Mucosal Epithelial Jak Kinases in Health and Diseases

Abstract

Janus kinases (Jaks) are a family of nonreceptor tyrosine kinase that include four different members, viz., Jak1, Jak2, Jak3, and Tyk2. Jaks play critical roles in immune cells functions; however, recent studies suggest they also play essential roles in nonimmune cell physiology. This review highlights the significance of epithelial Jaks in understanding the molecular basis of some of the diseases through regulation of epithelial-mesenchymal transition, cell survival, cell growth, development, and differentiation. Growth factors and cytokines produced by the cells of hematopoietic origin use Jak kinases for signal transduction in both immune and nonimmune cells. Among Jaks, Jak3 is widely expressed in both immune cells and in intestinal epithelial cells (IECs) of both humans and mice. Mutations that abrogate Jak3 functions cause an autosomal severe combined immunodeficiency disease (SCID) while activating Jak3 mutations lead to the development of hematologic and epithelial cancers. A selective Jak3 inhibitor CP-690550 (Xeljanz) approved by the FDA for certain chronic inflammatory conditions demonstrates immunosuppressive activity in rheumatoid arthritis, psoriasis, and organ transplant rejection. Here, we also focus on the consequences of Jak3-directed drugs on adverse effects in light of recent discoveries in mucosal epithelial functions of Jak3 with some information on other Jaks.
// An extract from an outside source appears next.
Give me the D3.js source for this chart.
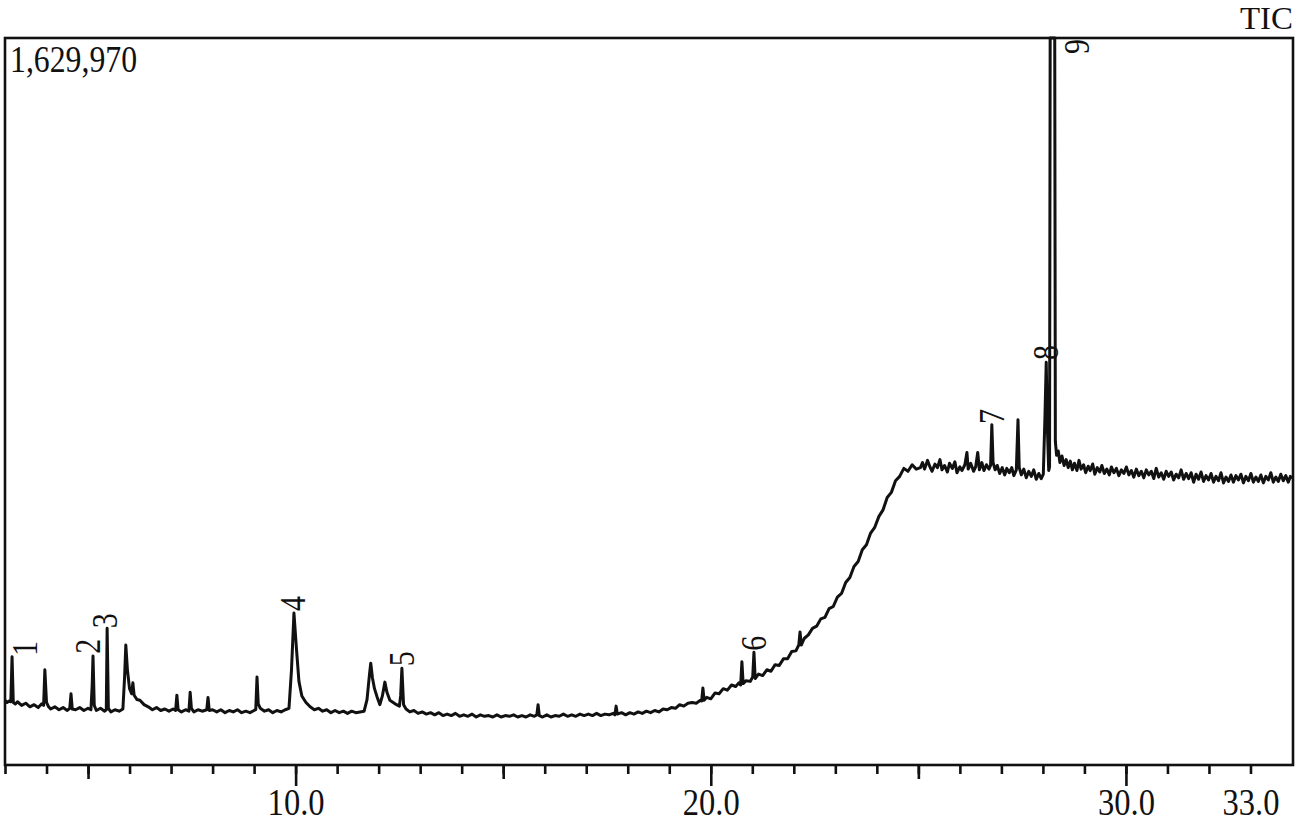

Lastly, we brief on structural implications of Jak3 domains beyond the immune cells. As information about the roles of Jak3 in gastrointestinal functions and associated diseases are only just emerging, in the review, we summarize its implications in gastrointestinal wound repair, inflammatory bowel disease, obesity-associated metabolic syndrome, and epithelial cancers. Lastly, we shed lights on identifying potential novel targets in developing therapeutic interventions of diseases associated with dysfunctional IEC.

Figure 1

Schematic diagram for the cellular processes involved in intestinal restitution.

Figure 2

IL-2-stimulated Jak3 activation leads to disassembly of actin filaments from the basal plane of migrating cells. (a) Planar distribution of f-actin in HT-29 Cl-19A cells at the wound edge of control cells; cells treated with IL-2; and cells treated with IL-2+WHI-P131. The lower images in each panel are the corresponding bright field images. (b) Normalized f-actin intensity for each plane as a function of the distance from the substratum [19].

Figure 3

Proposed model of IL-2-induced intestinal epithelial homeostasis [24].

Figure 4

Proposed model for the role of Jak3 in colonic mucosal health and predisposition to colitis [11].

Figure 5

Proposed models for Jak3-mediated mucosal tolerance and predisposition to obesity and MetS [1].

Figure 6

Adapter protein Shc regulates Jak3 activation through regulating Jak3 interactions with tyrosine phosphatases [40]. (a) Schematic representation of GST-Jak3-WT and mutants [39]. (b) Model for Shc-mediated Jak3 dephosphorylation [40].

Figure 7

Molecular dynamics of Jak3-mediated phosphorylation sites in β-catenin [8]. Arrows (gold, β-catenin–WT; blue, β-catenin—Y654E) indicate the corresponding positions of Ala80, Gly85, and Val166 in the modeled proteins. Note that superimposed β-catenin–WT (gold) on Y30E, Y64E, and Y86E (blue) in (b) shows overlap of the positional markers Gly85 and Val166 in the structure of the protein, indicating a close resemblance in conformation of the NTD of β-catenin–WT and β-catenin–Y30E, Y64E, and Y86E and a reversal of orientation from β-catenin–Y654E in (a).

Figure 8

Proposed models for BCRP phosphorylation mediated mucosal barrier function and predisposition to obesity [9].

Figure 9

Epithelial functions of Jak3 and some unanswered questions.